Information provided:
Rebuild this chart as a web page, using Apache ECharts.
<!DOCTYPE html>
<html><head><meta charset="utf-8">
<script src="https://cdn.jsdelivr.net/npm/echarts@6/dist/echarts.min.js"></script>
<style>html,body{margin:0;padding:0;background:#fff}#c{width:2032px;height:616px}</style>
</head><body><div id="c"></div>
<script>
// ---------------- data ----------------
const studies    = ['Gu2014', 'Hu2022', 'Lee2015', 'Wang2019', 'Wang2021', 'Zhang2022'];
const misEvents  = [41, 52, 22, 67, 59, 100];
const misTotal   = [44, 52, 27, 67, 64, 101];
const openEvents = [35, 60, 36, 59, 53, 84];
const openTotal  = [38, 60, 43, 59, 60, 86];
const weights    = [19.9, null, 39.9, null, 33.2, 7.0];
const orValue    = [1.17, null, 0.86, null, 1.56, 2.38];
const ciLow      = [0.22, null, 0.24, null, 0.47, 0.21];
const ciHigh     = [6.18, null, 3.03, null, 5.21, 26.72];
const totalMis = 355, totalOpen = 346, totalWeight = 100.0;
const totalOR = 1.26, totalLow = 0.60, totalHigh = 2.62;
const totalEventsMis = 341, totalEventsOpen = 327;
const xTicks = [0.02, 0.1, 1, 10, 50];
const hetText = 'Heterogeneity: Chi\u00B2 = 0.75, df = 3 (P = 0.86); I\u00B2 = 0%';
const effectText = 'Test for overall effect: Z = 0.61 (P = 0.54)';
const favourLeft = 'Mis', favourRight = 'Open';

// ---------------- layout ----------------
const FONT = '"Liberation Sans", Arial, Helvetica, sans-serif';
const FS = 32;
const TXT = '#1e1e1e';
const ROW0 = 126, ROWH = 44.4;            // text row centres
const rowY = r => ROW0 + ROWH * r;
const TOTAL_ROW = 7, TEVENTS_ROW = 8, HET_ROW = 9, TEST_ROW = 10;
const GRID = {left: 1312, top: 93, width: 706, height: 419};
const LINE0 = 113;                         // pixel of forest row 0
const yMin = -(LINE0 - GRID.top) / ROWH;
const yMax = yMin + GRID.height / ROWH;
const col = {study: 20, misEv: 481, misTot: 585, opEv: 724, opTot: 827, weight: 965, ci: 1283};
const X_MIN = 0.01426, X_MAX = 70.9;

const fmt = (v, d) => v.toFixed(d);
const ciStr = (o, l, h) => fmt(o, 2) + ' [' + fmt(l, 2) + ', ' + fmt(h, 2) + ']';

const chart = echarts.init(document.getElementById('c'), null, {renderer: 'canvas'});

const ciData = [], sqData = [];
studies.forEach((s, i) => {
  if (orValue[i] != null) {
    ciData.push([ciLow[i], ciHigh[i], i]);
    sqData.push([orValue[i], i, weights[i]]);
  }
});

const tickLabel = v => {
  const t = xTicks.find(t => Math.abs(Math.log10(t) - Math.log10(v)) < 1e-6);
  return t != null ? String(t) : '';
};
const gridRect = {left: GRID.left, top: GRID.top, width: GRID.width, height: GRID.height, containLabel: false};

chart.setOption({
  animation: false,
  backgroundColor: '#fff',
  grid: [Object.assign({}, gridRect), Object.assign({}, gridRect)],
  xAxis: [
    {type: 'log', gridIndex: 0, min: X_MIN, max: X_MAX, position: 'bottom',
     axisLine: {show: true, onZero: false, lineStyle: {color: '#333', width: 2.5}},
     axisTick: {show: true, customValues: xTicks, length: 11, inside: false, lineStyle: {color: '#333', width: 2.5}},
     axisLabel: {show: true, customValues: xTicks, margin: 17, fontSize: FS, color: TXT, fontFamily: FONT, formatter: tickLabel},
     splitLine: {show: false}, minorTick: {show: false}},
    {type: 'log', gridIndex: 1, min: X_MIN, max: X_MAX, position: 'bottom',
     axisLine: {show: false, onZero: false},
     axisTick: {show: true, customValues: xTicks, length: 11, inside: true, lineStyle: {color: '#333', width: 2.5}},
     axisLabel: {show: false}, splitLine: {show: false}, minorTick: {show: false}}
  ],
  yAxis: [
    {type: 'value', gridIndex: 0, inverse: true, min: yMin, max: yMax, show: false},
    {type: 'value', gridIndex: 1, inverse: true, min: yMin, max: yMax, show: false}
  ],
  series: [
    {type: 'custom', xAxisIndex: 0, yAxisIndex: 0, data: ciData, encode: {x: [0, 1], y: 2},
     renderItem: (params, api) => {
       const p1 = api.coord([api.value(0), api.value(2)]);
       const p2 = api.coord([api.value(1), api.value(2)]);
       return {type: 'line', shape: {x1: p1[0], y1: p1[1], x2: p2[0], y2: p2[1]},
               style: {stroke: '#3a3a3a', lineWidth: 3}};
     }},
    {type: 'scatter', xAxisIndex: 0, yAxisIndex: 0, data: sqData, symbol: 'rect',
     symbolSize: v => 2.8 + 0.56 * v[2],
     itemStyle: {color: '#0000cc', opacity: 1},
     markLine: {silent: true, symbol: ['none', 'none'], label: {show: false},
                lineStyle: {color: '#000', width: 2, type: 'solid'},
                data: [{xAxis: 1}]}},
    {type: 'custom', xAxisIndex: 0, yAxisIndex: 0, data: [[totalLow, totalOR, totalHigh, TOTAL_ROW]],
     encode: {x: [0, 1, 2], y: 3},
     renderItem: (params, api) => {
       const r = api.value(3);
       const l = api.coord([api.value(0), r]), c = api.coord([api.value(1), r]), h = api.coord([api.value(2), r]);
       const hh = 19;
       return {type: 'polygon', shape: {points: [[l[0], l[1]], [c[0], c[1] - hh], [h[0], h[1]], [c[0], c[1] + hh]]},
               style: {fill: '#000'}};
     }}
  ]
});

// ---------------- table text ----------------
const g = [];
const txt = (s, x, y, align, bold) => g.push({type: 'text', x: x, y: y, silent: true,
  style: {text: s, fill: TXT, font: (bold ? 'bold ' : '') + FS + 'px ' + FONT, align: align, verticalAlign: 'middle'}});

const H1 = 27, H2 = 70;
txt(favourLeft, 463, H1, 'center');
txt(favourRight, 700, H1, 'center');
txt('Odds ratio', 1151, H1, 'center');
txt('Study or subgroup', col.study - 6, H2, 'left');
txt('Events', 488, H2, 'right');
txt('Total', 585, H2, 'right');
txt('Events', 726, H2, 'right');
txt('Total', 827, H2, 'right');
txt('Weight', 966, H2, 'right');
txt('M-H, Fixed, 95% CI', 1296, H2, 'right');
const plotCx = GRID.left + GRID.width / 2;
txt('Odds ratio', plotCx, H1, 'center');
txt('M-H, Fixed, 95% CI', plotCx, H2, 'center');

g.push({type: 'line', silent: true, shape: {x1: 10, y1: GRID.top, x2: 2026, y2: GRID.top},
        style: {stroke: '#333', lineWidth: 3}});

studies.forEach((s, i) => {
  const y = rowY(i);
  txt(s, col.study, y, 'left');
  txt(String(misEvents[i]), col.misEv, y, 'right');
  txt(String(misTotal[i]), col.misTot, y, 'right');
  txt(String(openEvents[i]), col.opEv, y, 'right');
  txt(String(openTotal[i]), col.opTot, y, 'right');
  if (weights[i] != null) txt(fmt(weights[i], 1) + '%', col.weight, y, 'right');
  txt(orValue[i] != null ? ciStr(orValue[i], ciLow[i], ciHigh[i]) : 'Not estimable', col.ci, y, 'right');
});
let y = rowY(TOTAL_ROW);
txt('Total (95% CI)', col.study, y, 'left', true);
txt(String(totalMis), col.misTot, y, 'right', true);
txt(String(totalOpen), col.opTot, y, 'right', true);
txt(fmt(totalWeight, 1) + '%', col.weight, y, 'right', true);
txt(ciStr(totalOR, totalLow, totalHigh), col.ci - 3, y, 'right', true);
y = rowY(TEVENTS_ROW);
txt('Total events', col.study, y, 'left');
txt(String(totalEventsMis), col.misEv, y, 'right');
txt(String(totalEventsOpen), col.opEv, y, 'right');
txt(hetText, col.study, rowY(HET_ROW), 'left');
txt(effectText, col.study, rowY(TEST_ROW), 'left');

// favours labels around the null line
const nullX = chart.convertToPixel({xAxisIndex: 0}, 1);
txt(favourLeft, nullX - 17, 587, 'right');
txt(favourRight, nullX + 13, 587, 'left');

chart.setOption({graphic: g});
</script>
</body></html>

Given exercise:
Exactly repeat the lines above, from the opening line through the one with "const favourLeft = 'Mis', favourRight", and include nothing else.

Output for this task:
Rebuild this chart as a web page, using Apache ECharts.
<!DOCTYPE html>
<html><head><meta charset="utf-8">
<script src="https://cdn.jsdelivr.net/npm/echarts@6/dist/echarts.min.js"></script>
<style>html,body{margin:0;padding:0;background:#fff}#c{width:2032px;height:616px}</style>
</head><body><div id="c"></div>
<script>
// ---------------- data ----------------
const studies    = ['Gu2014', 'Hu2022', 'Lee2015', 'Wang2019', 'Wang2021', 'Zhang2022'];
const misEvents  = [41, 52, 22, 67, 59, 100];
const misTotal   = [44, 52, 27, 67, 64, 101];
const openEvents = [35, 60, 36, 59, 53, 84];
const openTotal  = [38, 60, 43, 59, 60, 86];
const weights    = [19.9, null, 39.9, null, 33.2, 7.0];
const orValue    = [1.17, null, 0.86, null, 1.56, 2.38];
const ciLow      = [0.22, null, 0.24, null, 0.47, 0.21];
const ciHigh     = [6.18, null, 3.03, null, 5.21, 26.72];
const totalMis = 355, totalOpen = 346, totalWeight = 100.0;
const totalOR = 1.26, totalLow = 0.60, totalHigh = 2.62;
const totalEventsMis = 341, totalEventsOpen = 327;
const xTicks = [0.02, 0.1, 1, 10, 50];
const hetText = 'Heterogeneity: Chi\u00B2 = 0.75, df = 3 (P = 0.86); I\u00B2 = 0%';
const effectText = 'Test for overall effect: Z = 0.61 (P = 0.54)';
const favourLeft = 'Mis', favourRight = 'Open';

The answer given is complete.